* What to do
Only the lines from the start of the data to the line containing "y_ticks = list(range(0, 13, 2))", both included, should be output, exactly and without pictures.

%%

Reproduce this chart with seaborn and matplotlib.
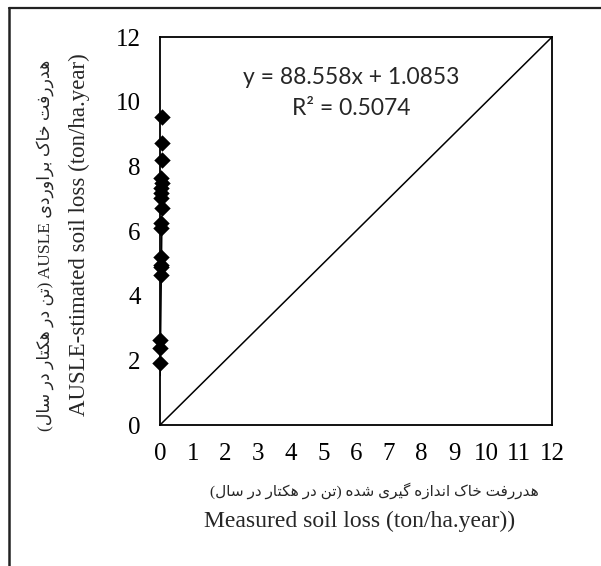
import matplotlib
matplotlib.use("Agg")
import numpy as np
import pandas as pd
import matplotlib.pyplot as plt
import seaborn as sns
from matplotlib.lines import Line2D

# ---------------- data ----------------
measured = [0.060, 0.050, 0.055, 0.040, 0.058, 0.035, 0.045, 0.030, 0.052,
            0.032, 0.025, 0.040, 0.028, 0.036, 0.020, 0.015, 0.008, 0.005]
estimated = [9.54, 8.72, 8.20, 7.64, 7.49, 7.33, 7.18, 7.02, 6.71,
             6.25, 6.09, 5.20, 4.95, 4.89, 4.64, 2.63, 2.38, 1.92]
slope, intercept, r_squared = 88.558, 1.0853, 0.5074
one_to_one = [0, 12]
x_ticks = list(range(0, 13))
y_ticks = list(range(0, 13, 2))

eq_text = "y = 88.558x + 1.0853"
r2_text = "R² = 0.5074"
xlabel_fa = "هدررفت خاک اندازه گیری شده (تن در هکتار در سال)"
xlabel_en = "Measured soil loss (ton/ha.year))"
ylabel_fa = "هدررفت خاک براوردی AUSLE (تن در هکتار در سال)"
ylabel_en = "AUSLE-stimated soil loss (ton/ha.year)"

# ------------- Persian shaping (matplotlib has no text shaping) -------------
FORMS = {
    '\u0627': ('\uFE8D', '\uFE8E', None, None),
    '\u0628': ('\uFE8F', '\uFE90', '\uFE91', '\uFE92'),
    '\u062A': ('\uFE95', '\uFE96', '\uFE97', '\uFE98'),
    '\u062E': ('\uFEA5', '\uFEA6', '\uFEA7', '\uFEA8'),
    '\u062F': ('\uFEA9', '\uFEAA', None, None),
    '\u0631': ('\uFEAD', '\uFEAE', None, None),
    '\u0632': ('\uFEAF', '\uFEB0', None, None),
    '\u0633': ('\uFEB1', '\uFEB2', '\uFEB3', '\uFEB4'),
    '\u0634': ('\uFEB5', '\uFEB6', '\uFEB7', '\uFEB8'),
    '\u0641': ('\uFED1', '\uFED2', '\uFED3', '\uFED4'),
    '\u0644': ('\uFEDD', '\uFEDE', '\uFEDF', '\uFEE0'),
    '\u0646': ('\uFEE5', '\uFEE6', '\uFEE7', '\uFEE8'),
    '\u0647': ('\uFEE9', '\uFEEA', '\uFEEB', '\uFEEC'),
    '\u0648': ('\uFEED', '\uFEEE', None, None),
    '\u06A9': ('\uFB8E', '\uFB8F', '\uFB90', '\uFB91'),
    '\u06AF': ('\uFB92', '\uFB93', '\uFB94', '\uFB95'),
    '\u06CC': ('\uFBFC', '\uFBFD', '\uFBFE', '\uFBFF'),
}
MIRROR = {'(': ')', ')': '('}


def shape(text):
    out = []
    for i, ch in enumerate(text):
        if ch not in FORMS:
            out.append(ch)
            continue
        prev = text[i - 1] if i > 0 else ''
        nxt = text[i + 1] if i + 1 < len(text) else ''
        jp = prev in FORMS and FORMS[prev][2] is not None
        jn = FORMS[ch][2] is not None and nxt in FORMS
        iso, fin, ini, med = FORMS[ch]
        if jp and jn:
            out.append(med)
        elif jp:
            out.append(fin)
        elif jn:
            out.append(ini)
        else:
            out.append(iso)
    return ''.join(out)


def rtl(text):
    shaped = shape(text)
    runs, cur, cur_ltr = [], '', None
    for ch in shaped:
        is_ltr = ch.isascii() and ch.isalnum()
        kind = True if is_ltr else (False if not ch.isspace() and ch not in '()' else None)
        if kind is None:
            kind = False
        if cur_ltr is None or kind == cur_ltr:
            cur += ch
            cur_ltr = kind
        else:
            runs.append((cur_ltr, cur))
            cur, cur_ltr = ch, kind
    runs.append((cur_ltr, cur))
    vis = []
    for is_ltr, r in reversed(runs):
        if is_ltr:
            vis.append(r)
        else:
            vis.append(''.join(MIRROR.get(c, c) for c in reversed(r)))
    return ''.join(vis)


# ---------------- style ----------------
sns.set_style("white")
plt.rcParams['font.family'] = ['Liberation Serif', 'DejaVu Sans']

W, H = 601, 566
fig = plt.figure(figsize=(W / 100, H / 100), dpi=100)
ax = fig.add_axes([160 / W, 141 / H, 392 / W, 388 / H])

df = pd.DataFrame({'measured': measured, 'estimated': estimated})

sns.lineplot(x=one_to_one, y=one_to_one, color='black', linewidth=1.1, ax=ax, zorder=2)
x_fit = np.array([min(measured), max(measured)])
sns.lineplot(x=x_fit, y=slope * x_fit + intercept, color='black', linewidth=1.1, ax=ax, zorder=2)
sns.scatterplot(data=df, x='measured', y='estimated', marker='D', s=70, color='black',
                edgecolor='black', linewidth=0, ax=ax, zorder=3, legend=False, clip_on=False)

ax.set_xlim(0, 12)
ax.set_ylim(0, 12)
ax.set_xticks(x_ticks)
ax.set_yticks(y_ticks)
ax.set_xlabel('')
ax.set_ylabel('')
ax.tick_params(axis='both', direction='in', length=5, width=1.1, colors='black', labelsize=18)
ax.tick_params(axis='x', pad=13)
ax.tick_params(axis='y', pad=14)
for sp in ax.spines.values():
    sp.set_visible(True)
    sp.set_color('black')
    sp.set_linewidth(1.3)

ax.text(5.85, 10.75, eq_text, ha='center', va='center', fontsize=16.5,
        family=['Lato', 'DejaVu Sans'])
ax.text(5.85, 9.78, r2_text, ha='center', va='center', fontsize=16.5,
        family=['Lato', 'DejaVu Sans'])

# axis titles
fig.text(374 / W, 1 - 491 / H, rtl(xlabel_fa), ha='center', va='center', fontsize=11,
         family=['Liberation Serif', 'DejaVu Sans'])
fig.text(360 / W, 1 - 521 / H, xlabel_en, ha='center', va='center', fontsize=17)
fig.text(45 / W, 1 - 245 / H, rtl(ylabel_fa), ha='center', va='center', fontsize=12.5,
         rotation=90, family=['Liberation Serif', 'DejaVu Sans'])
fig.text(79 / W, 1 - 235 / H, ylabel_en, ha='center', va='center', fontsize=16.5, rotation=90)

# outer frame (left and top edges visible)
fig.add_artist(Line2D([8.7 / W, 8.7 / W], [0, 1 - 8.3 / H], transform=fig.transFigure,
                      color='#222222', linewidth=1.8))
fig.add_artist(Line2D([8.7 / W, 1], [1 - 8.3 / H, 1 - 8.3 / H], transform=fig.transFigure,
                      color='#222222', linewidth=1.6))

fig.savefig('out.png', dpi=100)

%%

* Expected answer
Reproduce this chart with seaborn and matplotlib.
import matplotlib
matplotlib.use("Agg")
import numpy as np
import pandas as pd
import matplotlib.pyplot as plt
import seaborn as sns
from matplotlib.lines import Line2D

# ---------------- data ----------------
measured = [0.060, 0.050, 0.055, 0.040, 0.058, 0.035, 0.045, 0.030, 0.052,
            0.032, 0.025, 0.040, 0.028, 0.036, 0.020, 0.015, 0.008, 0.005]
estimated = [9.54, 8.72, 8.20, 7.64, 7.49, 7.33, 7.18, 7.02, 6.71,
             6.25, 6.09, 5.20, 4.95, 4.89, 4.64, 2.63, 2.38, 1.92]
slope, intercept, r_squared = 88.558, 1.0853, 0.5074
one_to_one = [0, 12]
x_ticks = list(range(0, 13))
y_ticks = list(range(0, 13, 2))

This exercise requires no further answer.